Sponsored by Monday Properties and written by ARLnow, Startup Monday is a weekly column that profiles Arlington-based startups and their founders, plus other local technology happenings. Monday Properties remains firmly committed to the health, safety and well-being of its employees, tenants and community. This week, Monday Properties is proudly featuring 1000 and 1100 Wilson (The Rosslyn Towers).
On hot summer days, Alex Ordonez’s kids and their soccer team, which he coached, had a hard time cooling down. The players were being sprayed with water, but Ordonez figured there had to be a better way.
Thus, the Spritz Cap — or an early concept for it, anyway — was born.
“While coaching for both teams in the summer, the heat became too much, and there were limited breaks,” Ordonez said. “When the kids became exhausted, they would run near our sidelines and we would spray them with water, and with time, I was able to modify a product to allow for any water bottle to turn into a portable multiuse bottle that allows for water conservation and several functions for user use.”
Ordonez, who also works as a real estate investor, is working on a prototype for a multi-use bottle cap he hopes to produce at affordable levels to adapt any water bottle into a spritzer.
“With our product, consumers will be able to save water and utilize water bottles for alternate needs, such as rinsing, cleaning, camping needs, etc,” Ordonez said on a Kickstarter campaign. “Spritz Cap is a two-part replacement that replaces an existing water bottle cap, made out of plastic and will be packaged in 1, 3, and 10 quantity packages.”
A video Ordonez put together for the product said the idea is to design a cap that could turn a water bottle into a tool to wash hands or cool down after a workout without wasting water.

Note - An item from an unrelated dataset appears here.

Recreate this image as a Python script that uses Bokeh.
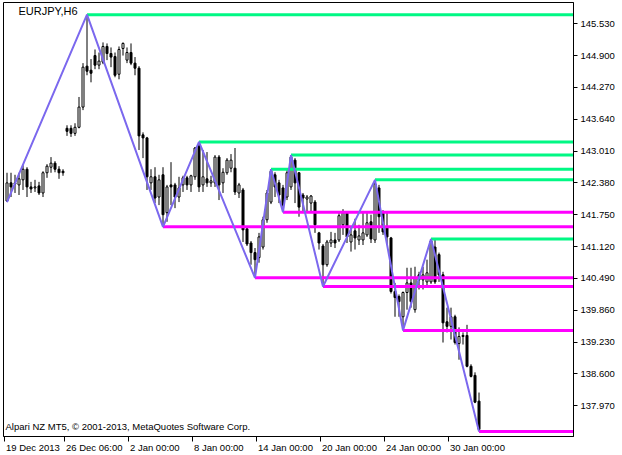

Taking the Spritz Cap from an idea to a product is no easy feat, and one Ordonez is still working through. A Kickstarter for the project was launched but cancelled in January after getting only four backers and $28. Ordonez said he took down the Kickstarter because he wanted to work on the product some more. He’s now nearing the end of the prototype phase and hopes to re-launch soon.
“There were prospective investors but most wanted to see me with a product vs. a virtual design,” Ordonez said. “I decided to remove the Kickstarter, while I finalized the product and possibly come up with additional features that could increase additional interest. I hope to re-launch within a few weeks.”
Ordonez said the goal is to keep the product affordable, with several package options and individually packaged at 99 cents.
While development of the product has faced setbacks — including Ordonez’s limited access to funding, in part due to self-admitted “imperfect credit” as the result of an injury — he said one of the greatest sources of help in the development of the Spritz Cap has been Arlington Economic Development.
“They were able to assist with several factors as well, but the biggest struggles that any company has or will find is finding the available capital,” Ordonez said. “I spoke with several entities such as the [Small Business Administration] and other government institutes, and every single one was a dead stop… However, Arlington Economic Development was extremely helpful, not with funding, but the information and assistance that they provided was and is still outstanding. They took the time to listen to my ideas, provide feedback and were able to assist with making the right connections.”